BRAHMS Johannes, Variations and Fugue on a Theme by Handel, Op.24
Brahms composed the Handel Variations in 1861, when he was in his late twenties. The dedication is to Clara Schumann to whom Brahms presented the variations as a birthday present. Comprising twenty-five concise variations and a much more expansive closing fugue, the work is ingeniously structured in what Nicholas Cook described as ‘a series of waves, both in terms of tempo and dynamics, leading to the final fugue.’ The theme was drawn from the third movement of Handel’s Harpsichord Suite No. 1 in B flat. Intriguingly, this is entitled ‘Aria con varizioni’: in other words, Brahms created a new set of variations on a theme that was originally intended to be treated that way.
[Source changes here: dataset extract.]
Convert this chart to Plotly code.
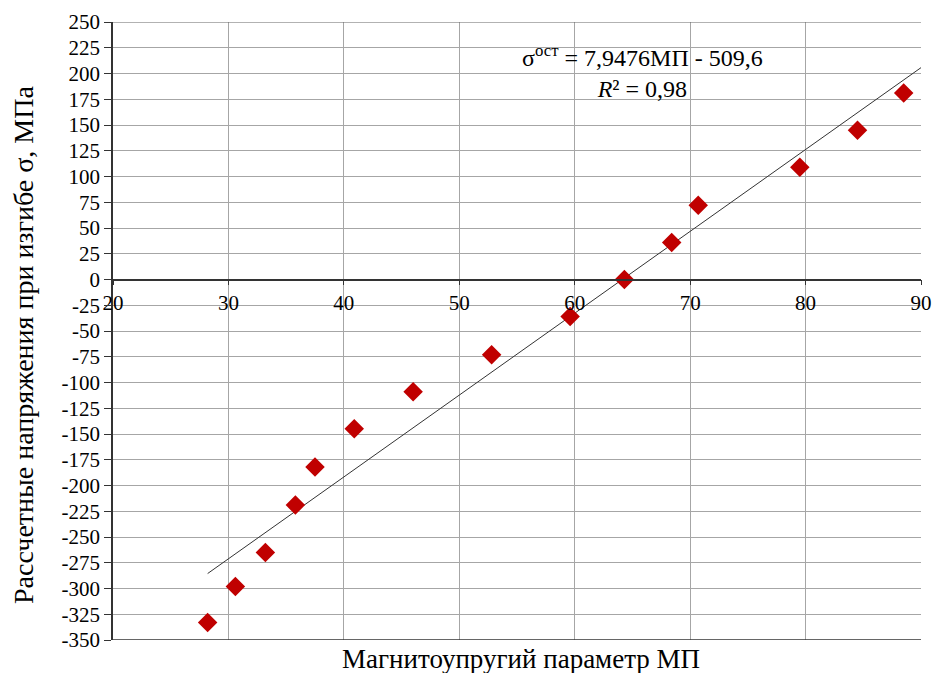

Brahms wrote that for him the most important feature of a variation theme was not the melody but the bass line: ‘it is the firm foundation on which I can build my stories … Over the given bass, I invent something new and discover new melodies about it.’ The essential point here is not that the bass line should be unchanged (Brahms makes plenty of changes) but that he viewed it as the way to control the overall structure. The expressive range of the Handel Variations – their emotional ebb-and-flow – is remarkable: the first five variations move from the lively syncopated accents of Variation 1, to the sinuous lines of Variation 2, the elegance of Variation 3, the powerful octaves of Variation 4 and the lyrical minor-key contrasts of Variation 5. These are all wonderful examples of the ‘new melodies’ Brahms was able to discover in Handel’s theme, and the process is continued with astonishing imagination in all the variations that follow, culminating in the magnificent final fugue, its subject derived from the opening phrase of Handel’s theme. Combining pianistic virtuosity and the most imaginative handling of counterpoint, it is a heroic peroration.